# I got dinged!! :(



## AkotaHsky (Feb 11, 2012)

Went into the store to get some steaks for the weekend and when I parked, I was out a ways and no other cars around me.. When I came back out, I was surrounded. Wasn't until I got home that I noticed some douche had dinged my car with their door. They hurt the paint a little, but its definitely noticeable with the metallic paint.

I guess I will have to take it somewhere to get it fixed less anyone has a better idea..?


----------



## iKermit (Dec 13, 2010)

Ah from Florida i see... Sorry to hear, don't feel bad as far away as i always try to park, some douche always hits it, or parks real close...Buy some touch up paint and do it yourself. It would be cheaper... On my end, i am going to get it waxed, and buy some touch up with an employee discount my salesmen offered to give me .. And BAM done. BRB never moving car again.


----------



## GoldenCruze (Dec 18, 2011)

Well ding-dang it! I always dread the first ding, but after that it's sort of a relief. If you're capable, fix it yourself if the metal wasn't bent. Otherwise, take it somewhere to get done right. There are places that specialize in the small dents.


----------



## CHUV (Jun 25, 2011)

GoldenCruze said:


> Well ding-dang it! I always dread the first ding, but after that it's sort of a relief. If you're capable, fix it yourself if the metal wasn't bent. Otherwise, take it somewhere to get done right. There are places that specialize in the small dents.

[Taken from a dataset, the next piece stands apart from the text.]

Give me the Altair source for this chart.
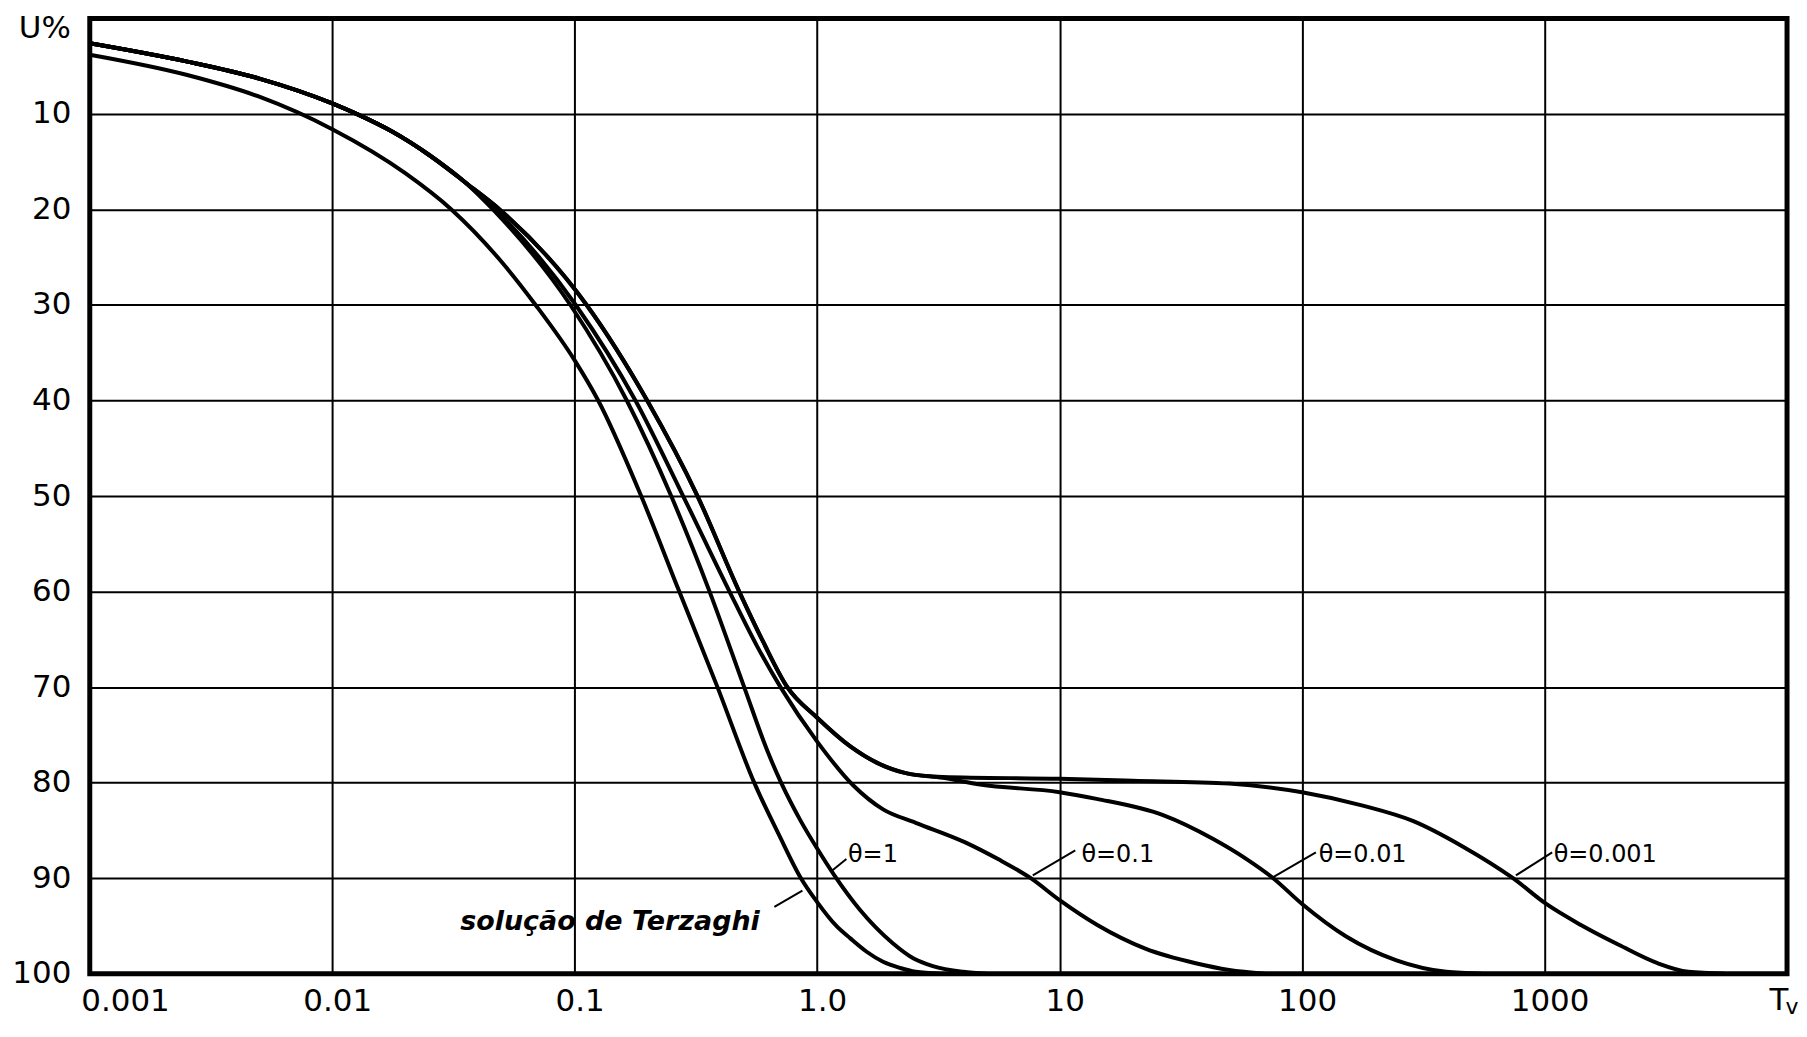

I agree, first ding is always a relief. They're unavoidable regardless of what you do I avoid them so I try not to sweat it. Mine happened the second day after I got the car. I was a little bummed but got over it pretty quick. As long as its not a gouge or a huge dent.


----------



## AkotaHsky (Feb 11, 2012)

CHUV said:


> I agree, first ding is always a relief. They're unavoidable regardless of what you do I avoid them so I try not to sweat it. Mine happened the second day after I got the car. I was a little bummed but got over it pretty quick. As long as its not a gouge or a huge dent.



Yehh... It sucks cause its 3 weeks into having the car. The dent is pretty rough and seems like a possible crease. Ugh. Just sucks!


----------



## sndguy (Nov 17, 2011)

I walked out of work to find someone had hit my Eco. Police were called, they declined to show up despite the fact that the truck, with big tires and a lift kit, was parked directly across from my car. Cost me my deductible, as VT has a "catch 22" law regarding hit and run or uninsured motorist.


----------



## Jewel Red 5 (Feb 5, 2011)

I put body side moulding on to prevent that they are painted and look oem. I posted pic last week sometime nobody was interested though I guess, worth the money


----------



## Cruzin' (Jul 2, 2011)

I feel for you. My fender ended up getting horribly dinged before I had even owned my Eco a month. It was so bad that paintless dent repair wouldn't work. Ended up having to pay almost $300 to have the fender sanded and repainted at a body shop. Some people are such douches.
Since then I've made it a point to park out of the ways or next to well cared for cars, but obviously that doesn't always prevent this from happening.


----------



## AkotaHsky (Feb 11, 2012)

Where did you post the pics?

Sent from my PC36100 using AutoGuide.com App


----------



## jgweb2000 (Oct 11, 2011)

CHUV said:


> I agree, first ding is always a relief. They're unavoidable regardless of what you do I avoid them so I try not to sweat it. Mine happened the second day after I got the car. I was a little bummed but got over it pretty quick. As long as its not a gouge or a huge dent.


My first ding was a rear-quarter-panel-bender. It happened two weeks after I got my car (first stickshift, so I was focusing on not killing the engine backing up) and some douche was illegally parked in the space for cars to pull out in a small parking lot.

2500 dollars later... thank god for insurance.


----------